** begin Given material **

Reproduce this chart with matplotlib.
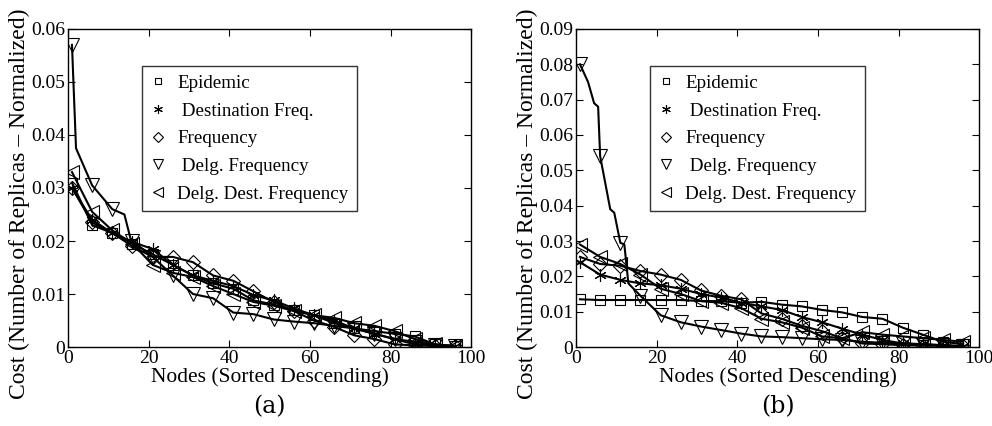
import numpy as np
import matplotlib.pyplot as plt

# positions des marqueurs (tous les 5 noeuds)
nodes = np.arange(1, 97, 5)

labels = ['Epidemic', ' Destination Freq.', 'Frequency', ' Delg. Frequency', 'Delg. Dest. Frequency']
markers = ['s', (6, 2, 0), 'D', 'v', '<']
sizes = [7, 9, 7, 10, 10]

# panneau (a)
a_epidemic = [0.031, 0.023, 0.0215, 0.0195, 0.0175, 0.0155, 0.0135, 0.012, 0.011, 0.0088,
              0.008, 0.007, 0.006, 0.0045, 0.0035, 0.003, 0.0025, 0.002, 0.0005, 0.0002]
a_dest_freq = [0.030, 0.024, 0.0215, 0.0198, 0.0185, 0.0155, 0.0135, 0.0125, 0.0115, 0.0098,
               0.0088, 0.0073, 0.006, 0.005, 0.0035, 0.0025, 0.0015, 0.0005, 0.0002, 0.0001]
a_freq = [0.030, 0.0235, 0.0215, 0.019, 0.017, 0.017, 0.016, 0.0135, 0.0125, 0.0105,
          0.0085, 0.0068, 0.005, 0.0038, 0.0022, 0.0015, 0.0005, 0.0003, 0.0002, 0.0001]
a_delg_freq = [0.057, 0.0305, 0.026, 0.020, 0.017, 0.0135, 0.010, 0.0092, 0.0065, 0.0062,
               0.0052, 0.0048, 0.0045, 0.004, 0.0035, 0.0025, 0.0015, 0.001, 0.0003, 0.0001]
a_delg_dest = [0.033, 0.0255, 0.022, 0.0195, 0.0155, 0.014, 0.0132, 0.0115, 0.010, 0.0085,
               0.0078, 0.0068, 0.006, 0.0055, 0.0045, 0.004, 0.003, 0.0015, 0.0005, 0.0002]
# points de la courbe entre les marqueurs (Delg. Frequency)
a_knots_x = [2, 4, 14, 15.5]
a_knots_y = [0.0375, 0.034, 0.025, 0.0205]

# panneau (b)
b_epidemic = [0.0135, 0.0133, 0.0133, 0.0133, 0.0133, 0.0133, 0.013, 0.013, 0.0125, 0.0128,
              0.012, 0.0115, 0.0105, 0.0098, 0.0085, 0.008, 0.0055, 0.0035, 0.0015, 0.0008]
b_dest_freq = [0.024, 0.0205, 0.019, 0.018, 0.0175, 0.0165, 0.015, 0.014, 0.0125, 0.0115,
               0.0105, 0.0085, 0.007, 0.0052, 0.0035, 0.002, 0.001, 0.0008, 0.0005, 0.0002]
b_freq = [0.0255, 0.0235, 0.023, 0.0215, 0.0205, 0.019, 0.016, 0.0145, 0.0135, 0.0095,
          0.008, 0.006, 0.0045, 0.0025, 0.001, 0.0008, 0.0005, 0.0004, 0.0003, 0.0002]
b_delg_freq = [0.080, 0.054, 0.0295, 0.0145, 0.009, 0.007, 0.0058, 0.0048, 0.0038, 0.003,
               0.0028, 0.0025, 0.0022, 0.002, 0.0015, 0.0012, 0.001, 0.0008, 0.0005, 0.0003]
b_delg_dest = [0.029, 0.0255, 0.0235, 0.0205, 0.0165, 0.015, 0.013, 0.0125, 0.011, 0.008,
               0.007, 0.0055, 0.003, 0.0025, 0.0042, 0.0035, 0.003, 0.0025, 0.002, 0.0015]
b_knots_x = [3, 4.5, 5.5, 7.5, 8.5, 9.5, 12, 13]
b_knots_y = [0.075, 0.069, 0.068, 0.045, 0.039, 0.038, 0.029, 0.018]

plt.rcParams['font.family'] = ['Liberation Serif', 'DejaVu Serif']

fig = plt.figure(figsize=(9.92, 4.26), dpi=100)
ax1 = fig.add_axes([0.0685, 0.1854, 0.4065, 0.7466])
ax2 = fig.add_axes([0.5806, 0.1854, 0.4065, 0.7466])


def trace(ax, series, knots_x, knots_y, ymax, yticks, name):
    for i, y in enumerate(series):
        lx = list(nodes)
        ly = list(y)
        if i == 3:
            lx = lx + knots_x
            ly = ly + knots_y
            order = np.argsort(lx)
            lx = list(np.array(lx)[order])
            ly = list(np.array(ly)[order])
        ax.plot(lx, ly, color='black', lw=1.5, zorder=2)
        ax.plot(nodes, y, ls='none', marker=markers[i], ms=sizes[i],
                mfc='none', mec='black', mew=0.8, label=labels[i], zorder=3)
    ax.set_xlim(0, 100)
    ax.set_ylim(0, ymax)
    ax.set_xticks([0, 20, 40, 60, 80, 100])
    ax.set_yticks(yticks)
    ax.set_yticklabels(['0'] + ['%.2f' % t for t in yticks[1:]])
    ax.tick_params(direction='in', top=True, right=True, labelsize=14, length=5, pad=2)
    for s in ax.spines.values():
        s.set_linewidth(1.0)
    ax.set_xlabel('Nodes (Sorted Descending)', fontsize=15.5, labelpad=0)
    ax.set_ylabel('Cost (Number of Replicas \u2013 Normalized)', fontsize=17)
    ax.yaxis.set_label_coords(-0.095, 0.45)
    leg = ax.legend(loc='upper left', bbox_to_anchor=(0.184, 0.884), borderaxespad=0,
                    fontsize=13.7, frameon=True, fancybox=False, edgecolor='black',
                    handlelength=0.8, handletextpad=0.6, borderpad=0.45, labelspacing=0.55,
                    markerscale=0.7)
    leg.get_frame().set_linewidth(1.0)
    ax.text(0.5, -0.15, name, transform=ax.transAxes, ha='center', va='top',
            fontsize=17, family='DejaVu Serif')


trace(ax1, [a_epidemic, a_dest_freq, a_freq, a_delg_freq, a_delg_dest], a_knots_x, a_knots_y,
      0.06, [0, 0.01, 0.02, 0.03, 0.04, 0.05, 0.06], '(a)')
trace(ax2, [b_epidemic, b_dest_freq, b_freq, b_delg_freq, b_delg_dest], b_knots_x, b_knots_y,
      0.09, [0, 0.01, 0.02, 0.03, 0.04, 0.05, 0.06, 0.07, 0.08, 0.09], '(b)')

fig.savefig('out.png', dpi=100)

** end Given material **

▶ **The exercise**
Transcribe the listing in full and omit the pictures.

▶ **Finished answer**
Reproduce this chart with matplotlib.
import numpy as np
import matplotlib.pyplot as plt

# positions des marqueurs (tous les 5 noeuds)
nodes = np.arange(1, 97, 5)

labels = ['Epidemic', ' Destination Freq.', 'Frequency', ' Delg. Frequency', 'Delg. Dest. Frequency']
markers = ['s', (6, 2, 0), 'D', 'v', '<']
sizes = [7, 9, 7, 10, 10]

# panneau (a)
a_epidemic = [0.031, 0.023, 0.0215, 0.0195, 0.0175, 0.0155, 0.0135, 0.012, 0.011, 0.0088,
              0.008, 0.007, 0.006, 0.0045, 0.0035, 0.003, 0.0025, 0.002, 0.0005, 0.0002]
a_dest_freq = [0.030, 0.024, 0.0215, 0.0198, 0.0185, 0.0155, 0.0135, 0.0125, 0.0115, 0.0098,
               0.0088, 0.0073, 0.006, 0.005, 0.0035, 0.0025, 0.0015, 0.0005, 0.0002, 0.0001]
a_freq = [0.030, 0.0235, 0.0215, 0.019, 0.017, 0.017, 0.016, 0.0135, 0.0125, 0.0105,
          0.0085, 0.0068, 0.005, 0.0038, 0.0022, 0.0015, 0.0005, 0.0003, 0.0002, 0.0001]
a_delg_freq = [0.057, 0.0305, 0.026, 0.020, 0.017, 0.0135, 0.010, 0.0092, 0.0065, 0.0062,
               0.0052, 0.0048, 0.0045, 0.004, 0.0035, 0.0025, 0.0015, 0.001, 0.0003, 0.0001]
a_delg_dest = [0.033, 0.0255, 0.022, 0.0195, 0.0155, 0.014, 0.0132, 0.0115, 0.010, 0.0085,
               0.0078, 0.0068, 0.006, 0.0055, 0.0045, 0.004, 0.003, 0.0015, 0.0005, 0.0002]
# points de la courbe entre les marqueurs (Delg. Frequency)
a_knots_x = [2, 4, 14, 15.5]
a_knots_y = [0.0375, 0.034, 0.025, 0.0205]

# panneau (b)
b_epidemic = [0.0135, 0.0133, 0.0133, 0.0133, 0.0133, 0.0133, 0.013, 0.013, 0.0125, 0.0128,
              0.012, 0.0115, 0.0105, 0.0098, 0.0085, 0.008, 0.0055, 0.0035, 0.0015, 0.0008]
b_dest_freq = [0.024, 0.0205, 0.019, 0.018, 0.0175, 0.0165, 0.015, 0.014, 0.0125, 0.0115,
               0.0105, 0.0085, 0.007, 0.0052, 0.0035, 0.002, 0.001, 0.0008, 0.0005, 0.0002]
b_freq = [0.0255, 0.0235, 0.023, 0.0215, 0.0205, 0.019, 0.016, 0.0145, 0.0135, 0.0095,
          0.008, 0.006, 0.0045, 0.0025, 0.001, 0.0008, 0.0005, 0.0004, 0.0003, 0.0002]
b_delg_freq = [0.080, 0.054, 0.0295, 0.0145, 0.009, 0.007, 0.0058, 0.0048, 0.0038, 0.003,
               0.0028, 0.0025, 0.0022, 0.002, 0.0015, 0.0012, 0.001, 0.0008, 0.0005, 0.0003]
b_delg_dest = [0.029, 0.0255, 0.0235, 0.0205, 0.0165, 0.015, 0.013, 0.0125, 0.011, 0.008,
               0.007, 0.0055, 0.003, 0.0025, 0.0042, 0.0035, 0.003, 0.0025, 0.002, 0.0015]
b_knots_x = [3, 4.5, 5.5, 7.5, 8.5, 9.5, 12, 13]
b_knots_y = [0.075, 0.069, 0.068, 0.045, 0.039, 0.038, 0.029, 0.018]

plt.rcParams['font.family'] = ['Liberation Serif', 'DejaVu Serif']

fig = plt.figure(figsize=(9.92, 4.26), dpi=100)
ax1 = fig.add_axes([0.0685, 0.1854, 0.4065, 0.7466])
ax2 = fig.add_axes([0.5806, 0.1854, 0.4065, 0.7466])


def trace(ax, series, knots_x, knots_y, ymax, yticks, name):
    for i, y in enumerate(series):
        lx = list(nodes)
        ly = list(y)
        if i == 3:
            lx = lx + knots_x
            ly = ly + knots_y
            order = np.argsort(lx)
            lx = list(np.array(lx)[order])
            ly = list(np.array(ly)[order])
        ax.plot(lx, ly, color='black', lw=1.5, zorder=2)
        ax.plot(nodes, y, ls='none', marker=markers[i], ms=sizes[i],
                mfc='none', mec='black', mew=0.8, label=labels[i], zorder=3)
    ax.set_xlim(0, 100)
    ax.set_ylim(0, ymax)
    ax.set_xticks([0, 20, 40, 60, 80, 100])
    ax.set_yticks(yticks)
    ax.set_yticklabels(['0'] + ['%.2f' % t for t in yticks[1:]])
    ax.tick_params(direction='in', top=True, right=True, labelsize=14, length=5, pad=2)
    for s in ax.spines.values():
        s.set_linewidth(1.0)
    ax.set_xlabel('Nodes (Sorted Descending)', fontsize=15.5, labelpad=0)
    ax.set_ylabel('Cost (Number of Replicas \u2013 Normalized)', fontsize=17)
    ax.yaxis.set_label_coords(-0.095, 0.45)
    leg = ax.legend(loc='upper left', bbox_to_anchor=(0.184, 0.884), borderaxespad=0,
                    fontsize=13.7, frameon=True, fancybox=False, edgecolor='black',
                    handlelength=0.8, handletextpad=0.6, borderpad=0.45, labelspacing=0.55,
                    markerscale=0.7)
    leg.get_frame().set_linewidth(1.0)
    ax.text(0.5, -0.15, name, transform=ax.transAxes, ha='center', va='top',
            fontsize=17, family='DejaVu Serif')


trace(ax1, [a_epidemic, a_dest_freq, a_freq, a_delg_freq, a_delg_dest], a_knots_x, a_knots_y,
      0.06, [0, 0.01, 0.02, 0.03, 0.04, 0.05, 0.06], '(a)')
trace(ax2, [b_epidemic, b_dest_freq, b_freq, b_delg_freq, b_delg_dest], b_knots_x, b_knots_y,
      0.09, [0, 0.01, 0.02, 0.03, 0.04, 0.05, 0.06, 0.07, 0.08, 0.09], '(b)')

fig.savefig('out.png', dpi=100)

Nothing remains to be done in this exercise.